While studying neural network, we often come across the term — “Activation functions”. What are these *activation functions*?

### 1. The basic idea how a neural network works —

Simple neural network

Neural networks are information processing paradigms inspired by the way biological neural systems process data. *It contains layers of interconnected nodes or neurons arranged in interconnected layers*. The information moves from the input layer to the hidden layers. In a simple case of each layer, we just multiply the inputs by the **weights**, add a **bias** and apply an **activation** **function** to the result and pass the output to the next layer. We keep repeating this process until we reach the last layer. **Hidden layers** fine-tune the input weightings until the neural network’s margin of error is minimal. We would update the weights and biases of the neurons on the basis of the error.
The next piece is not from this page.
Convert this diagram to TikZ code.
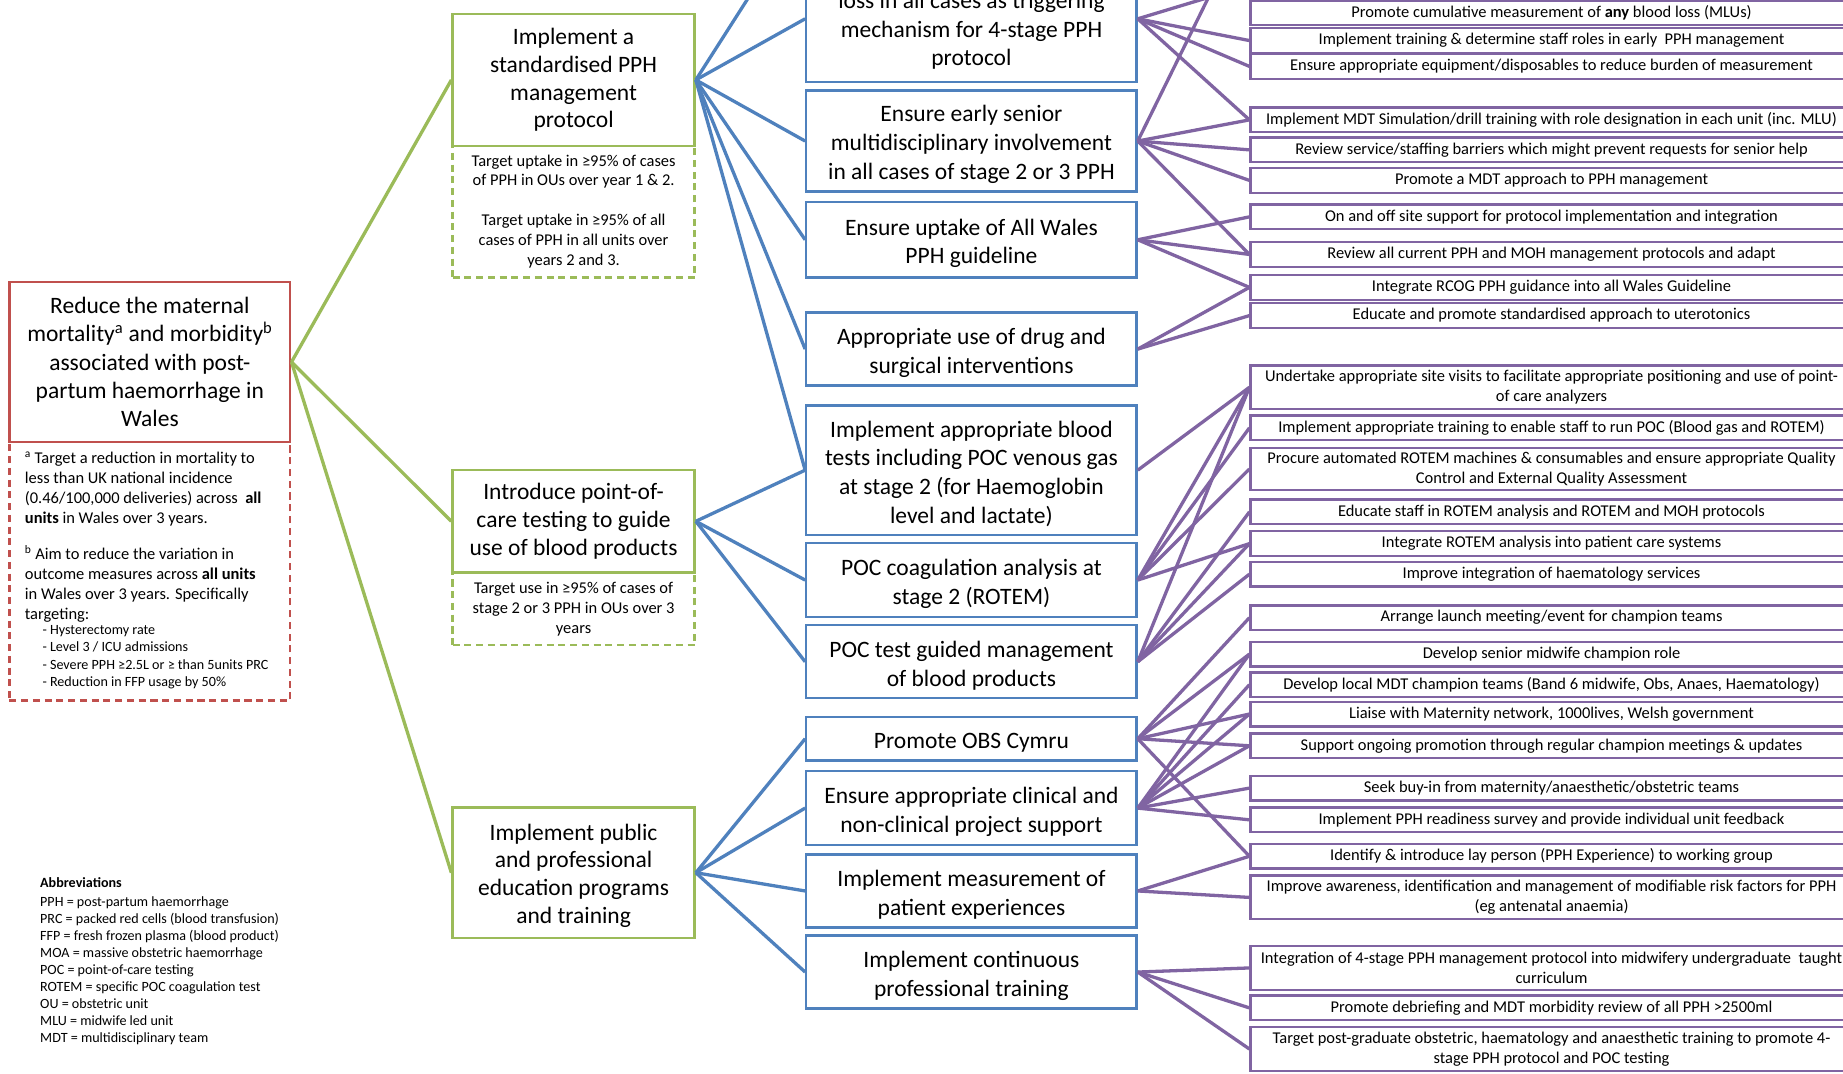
\documentclass[tikz,border=0pt]{standalone}
\usepackage{fontspec}
\setmainfont{Carlito}
\usepackage{tikz}

\definecolor{aimred}{RGB}{192,80,77}
\definecolor{drvgreen}{RGB}{155,187,89}
\definecolor{chgblue}{RGB}{79,129,189}
\definecolor{actpurple}{RGB}{128,100,162}

\newcommand{\topgap}{\rule{0pt}{20pt}}

\tikzset{
  aimbox/.style={draw=aimred, line width=2pt, fill=white, align=center, inner sep=0pt,
    minimum width=239pt, font=\fontsize{20}{24}\selectfont},
  drvbox/.style={draw=drvgreen, line width=2pt, fill=white, align=center, inner sep=0pt,
    minimum width=206pt, font=\fontsize{20}{23.7}\selectfont},
  chgbox/.style={draw=chgblue, line width=2pt, fill=white, align=center, inner sep=0pt,
    minimum width=281pt, font=\fontsize{20}{24.5}\selectfont},
  actbox/.style={draw=actpurple, line width=2pt, fill=white, align=center, inner sep=0pt,
    minimum width=512pt, font=\fontsize{14}{17}\selectfont},
  tgtbox/.style={dashed, dash pattern=on 6pt off 4pt, line width=2pt, align=center, inner sep=0pt,
    font=\fontsize{14}{17}\selectfont},
  notetext/.style={align=left, inner sep=0pt, font=\fontsize{14}{17}\selectfont},
  listtext/.style={align=left, inner sep=0pt, font=\fontsize{12}{14.7}\selectfont},
  abbrtext/.style={align=left, inner sep=0pt, font=\fontsize{12}{14.4}\selectfont},
  drvlink/.style={draw=drvgreen, line width=2.8pt},
  chglink/.style={draw=chgblue, line width=2.8pt},
  actlink/.style={draw=actpurple, line width=2.8pt},
}

\begin{document}
\begin{tikzpicture}[x=1pt,y=-1pt]
                \useasboundingbox (0,0) rectangle (1568,913);
                \clip (0,0) rectangle (1568,913);
                \fill[white] (0,0) rectangle (1568,913);

                % targets under the aim and the drivers
                \node[tgtbox, draw=aimred, minimum width=239pt, minimum height=220pt] (aimtgt) at (127.5,486) {};
                \node[tgtbox, draw=drvgreen, minimum width=206pt, minimum height=112pt] (protgt) at (488,180)
                    {Target uptake in ≥95\% of cases\\of PPH in OUs over year 1 \& 2.\\[17pt]Target uptake in ≥95\% of all\\cases of PPH in all units over\\years 2 and 3.};
                \node[tgtbox, draw=drvgreen, minimum width=206pt, minimum height=62pt] (poctgt) at (488,518)
                    {Target use in ≥95\% of cases of\\stage 2 or 3 PPH in OUs over 3\\years};

                \node[aimbox, minimum height=136pt] (aim) at (127.5,308)
                    {Reduce the maternal\\mortality\textsuperscript{a} and morbidity\textsuperscript{b}\\associated with post-\\partum haemorrhage in\\Wales};
                \node[notetext, anchor=north west] (notea) at (21,384)
                    {\textsuperscript{a} Target a reduction in mortality to\\less than UK national incidence\\(0.46/100,000 deliveries) across \ \textbf{all}\\\textbf{units} in Wales over 3 years.};
                \node[notetext, anchor=north west] (noteb) at (21,464)
                    {\textsuperscript{b} Aim to reduce the variation in\\outcome measures across \textbf{all units}\\in Wales over 3 years. Specifically\\targeting:};
                \node[listtext, anchor=north west] (notelist) at (36,532)
                    {- Hysterectomy rate\\- Level 3 / ICU admissions\\- Severe PPH ≥2.5L or ≥ than 5units PRC\\- Reduction in FFP usage by 50\%};

                \node[abbrtext, anchor=north west] (abbr) at (34,746)
                    {\textbf{Abbreviations}\\[2.5pt]PPH = post-partum haemorrhage\\PRC = packed red cells (blood transfusion)\\FFP = fresh frozen plasma (blood product)\\MOA = massive obstetric haemorrhage\\POC = point-of-care testing\\ROTEM = specific POC coagulation test\\OU = obstetric unit\\MLU = midwife led unit\\MDT = multidisciplinary team};

                % primary drivers
                \node[drvbox, minimum height=112pt] (prot) at (488,68) {Implement a\\standardised PPH\\management\\protocol};
                \node[drvbox, minimum height=87pt] (poc) at (488,443.5) {Introduce point-of-\\care testing to guide\\use of blood products};
                \node[drvbox, minimum height=111pt] (edu) at (488,742.5) {\rule{0pt}{19pt}Implement public\\and professional\\education programs\\and training};

                % secondary drivers
                \coordinate (chgtop) at (686,-79);
                \node[chgbox, minimum height=108pt] (trig) at (826.5,16) {\rule{0pt}{10pt}\\loss in all cases as triggering\\mechanism for 4-stage PPH\\protocol};
                \node[chgbox, minimum height=86pt] (senior) at (826.5,120) {\topgap Ensure early senior\\multidisciplinary involvement\\in all cases of stage 2 or 3 PPH};
                \node[chgbox, minimum height=64pt] (guide) at (826.5,204) {\topgap Ensure uptake of All Wales\\PPH guideline};
                \node[chgbox, minimum height=62pt] (drug) at (826.5,297) {\topgap Appropriate use of drug and\\surgical interventions};
                \node[chgbox, minimum height=110pt] (blood) at (826.5,400) {\topgap Implement appropriate blood\\tests including POC venous gas\\at stage 2 (for Haemoglobin\\level and lactate)};
                \node[chgbox, minimum height=63pt] (rotem) at (826.5,493.5) {\topgap POC coagulation analysis at\\stage 2 (ROTEM)};
                \node[chgbox, minimum height=62pt] (guided) at (826.5,563) {\topgap POC test guided management\\of blood products};
                \node[chgbox, minimum height=37pt] (obs) at (826.5,628.5) {\topgap Promote OBS Cymru};
                \node[chgbox, minimum height=63pt] (support) at (826.5,687.5) {\topgap Ensure appropriate clinical and\\non-clinical project support};
                \node[chgbox, minimum height=62pt] (patexp) at (826.5,758) {\topgap Implement measurement of\\patient experiences};
                \node[chgbox, minimum height=62pt] (cpd) at (826.5,827) {\topgap Implement continuous\\professional training};

                % change ideas
                \coordinate (acttopa) at (1064,-13);
                \coordinate (acttopb) at (1064,-75);
                \node[actbox, minimum height=21pt] (cumul) at (1320,11) {Promote cumulative measurement of \textbf{any} blood loss (MLUs)};
                \node[actbox, minimum height=21pt] (roles) at (1320,34.5) {Implement training \& determine staff roles in early \ PPH management};
                \node[actbox, minimum height=21pt] (equip) at (1320,56.5) {Ensure appropriate equipment/disposables to reduce burden of measurement};
                \node[actbox, minimum height=21pt] (drill) at (1320,102) {Implement MDT Simulation/drill training with role designation in each unit (inc. MLU)};
                \node[actbox, minimum height=21pt] (barrier) at (1320,127.5) {Review service/staffing barriers which might prevent requests for senior help};
                \node[actbox, minimum height=21pt] (mdt) at (1320,153.5) {Promote a MDT approach to PPH management};
                \node[actbox, minimum height=21pt] (onsite) at (1320,184.5) {On and off site support for protocol implementation and integration};
                \node[actbox, minimum height=21pt] (review) at (1320,216.5) {Review all current PPH and MOH management protocols and adapt};
                \node[actbox, minimum height=21pt] (rcog) at (1320,244.5) {Integrate RCOG PPH guidance into all Wales Guideline};
                \node[actbox, minimum height=21pt] (utero) at (1320,268.5) {Educate and promote standardised approach to uterotonics};
                \node[actbox, minimum height=37pt] (visits) at (1320,329.5) {Undertake appropriate site visits to facilitate appropriate positioning and use of point-\\of care analyzers};
                \node[actbox, minimum height=21pt] (poctrain) at (1320,364) {Implement appropriate training to enable staff to run POC (Blood gas and ROTEM)};
                \node[actbox, minimum height=36pt] (procure) at (1320,399) {Procure automated ROTEM machines \& consumables and ensure appropriate Quality\\Control and External Quality Assessment};
                \node[actbox, minimum height=21pt] (rotemed) at (1320,435.5) {Educate staff in ROTEM analysis and ROTEM and MOH protocols};
                \node[actbox, minimum height=21pt] (rotemint) at (1320,462.5) {Integrate ROTEM analysis into patient care systems};
                \node[actbox, minimum height=21pt] (haem) at (1320,488.5) {Improve integration of haematology services};
                \node[actbox, minimum height=21pt] (launch) at (1320,525.5) {Arrange launch meeting/event for champion teams};
                \node[actbox, minimum height=21pt] (midwife) at (1320,556.5) {Develop senior midwife champion role};
                \node[actbox, minimum height=21pt] (champ) at (1320,582.5) {Develop local MDT champion teams (Band 6 midwife, Obs, Anaes, Haematology)};
                \node[actbox, minimum height=21pt] (liaise) at (1320,607.5) {Liaise with Maternity network, 1000lives, Welsh government};
                \node[actbox, minimum height=21pt] (ongoing) at (1320,634.5) {Support ongoing promotion through regular champion meetings \& updates};
                \node[actbox, minimum height=21pt] (buyin) at (1320,670.5) {Seek buy-in from maternity/anaesthetic/obstetric teams};
                \node[actbox, minimum height=21pt] (survey) at (1320,697.5) {Implement PPH readiness survey and provide individual unit feedback};
                \node[actbox, minimum height=21pt] (layper) at (1320,728.5) {Identify \& introduce lay person (PPH Experience) to working group};
                \node[actbox, minimum height=37pt] (risk) at (1320,763.5) {Improve awareness, identification and management of modifiable risk factors for PPH\\(eg antenatal anaemia)};
                \node[actbox, minimum height=37pt] (ugrad) at (1320,823.5) {Integration of 4-stage PPH management protocol into midwifery undergraduate \ taught\\curriculum};
                \node[actbox, minimum height=21pt] (debrief) at (1320,857.5) {Promote debriefing and MDT morbidity review of all PPH >2500ml};
                \node[actbox, minimum height=37pt] (pgrad) at (1320,892.5) {Target post-graduate obstetric, haematology and anaesthetic training to promote 4-\\stage PPH protocol and POC testing};

                % aim to primary drivers
                \draw[drvlink] (aim.east) -- (prot.west);
                \draw[drvlink] (aim.east) -- (poc.west);
                \draw[drvlink] (aim.east) -- (edu.west);

                % primary to secondary drivers
                \draw[chglink] (prot.east) -- (chgtop);
                \draw[chglink] (prot.east) -- (trig.west);
                \draw[chglink] (prot.east) -- (senior.west);
                \draw[chglink] (prot.east) -- (guide.west);
                \draw[chglink] (prot.east) -- (drug.west);
                \draw[chglink] (prot.east) -- (blood.west);
                \draw[chglink] (poc.east) -- (blood.west);
                \draw[chglink] (poc.east) -- (rotem.west);
                \draw[chglink] (poc.east) -- (guided.west);
                \draw[chglink] (edu.east) -- (obs.west);
                \draw[chglink] (edu.east) -- (support.west);
                \draw[chglink] (edu.east) -- (patexp.west);
                \draw[chglink] (edu.east) -- (cpd.west);

                % secondary drivers to change ideas
                \draw[actlink] (trig.east) -- (acttopa);
                \draw[actlink] (trig.east) -- (roles.west);
                \draw[actlink] (trig.east) -- (equip.west);
                \draw[actlink] (trig.east) -- (drill.west);
                \draw[actlink] (senior.east) -- (acttopb);
                \draw[actlink] (senior.east) -- (drill.west);
                \draw[actlink] (senior.east) -- (barrier.west);
                \draw[actlink] (senior.east) -- (mdt.west);
                \draw[actlink] (senior.east) -- (review.west);
                \draw[actlink] (guide.east) -- (onsite.west);
                \draw[actlink] (guide.east) -- (review.west);
                \draw[actlink] (guide.east) -- (rcog.west);
                \draw[actlink] (drug.east) -- (rcog.west);
                \draw[actlink] (drug.east) -- (utero.west);
                \draw[actlink] (blood.east) -- (visits.west);
                \draw[actlink] (rotem.east) -- (visits.west);
                \draw[actlink] (rotem.east) -- (poctrain.west);
                \draw[actlink] (rotem.east) -- (procure.west);
                \draw[actlink] (rotem.east) -- (rotemint.west);
                \draw[actlink] (guided.east) -- (visits.west);
                \draw[actlink] (guided.east) -- (rotemed.west);
                \draw[actlink] (guided.east) -- (rotemint.west);
                \draw[actlink] (guided.east) -- (haem.west);
                \draw[actlink] (obs.east) -- (launch.west);
                \draw[actlink] (obs.east) -- (midwife.west);
                \draw[actlink] (obs.east) -- (liaise.west);
                \draw[actlink] (obs.east) -- (ongoing.west);
                \draw[actlink] (obs.east) -- (layper.west);
                \draw[actlink] (support.east) -- (midwife.west);
                \draw[actlink] (support.east) -- (champ.west);
                \draw[actlink] (support.east) -- (liaise.west);
                \draw[actlink] (support.east) -- (ongoing.west);
                \draw[actlink] (support.east) -- (buyin.west);
                \draw[actlink] (support.east) -- (survey.west);
                \draw[actlink] (patexp.east) -- (layper.west);
                \draw[actlink] (patexp.east) -- (risk.west);
                \draw[actlink] (cpd.east) -- (ugrad.west);
                \draw[actlink] (cpd.east) -- (debrief.west);
                \draw[actlink] (cpd.east) -- (pgrad.west);
\end{tikzpicture}
\end{document}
### 2. What is an Activation function?

The **activation function** is a mathematical “gate” in between the input feeding the current neuron and its output going to the next layer. They basically decide whether the neuron should be activated or not.

Consider a neuron —

A Neuron

### 3. Why do we use an activation function ?

If we do not have the activation function the weights and bias would simply do a **linear transformation**. A linear equation is simple to solve but is limited in its capacity to solve complex problems and have less power to learn complex functional mappings from data. A neural network without an activation function is just a linear regression model.

Generally, neural networks use **non-linear activation functions**, which can help the network learn complex data, compute and learn almost any function representing a question, and provide accurate predictions.

#### 3.1 Why use a non-linear activation function?

If we were to use a linear activation function or identity activation functions then the neural network will just output a linear function of input. And so, no matter how many layers our neural network has, it will still behave just like a single layer network because summing these layers will give us another linear function which is not strong enough to model data.

**Also our activation function should be differentiable.**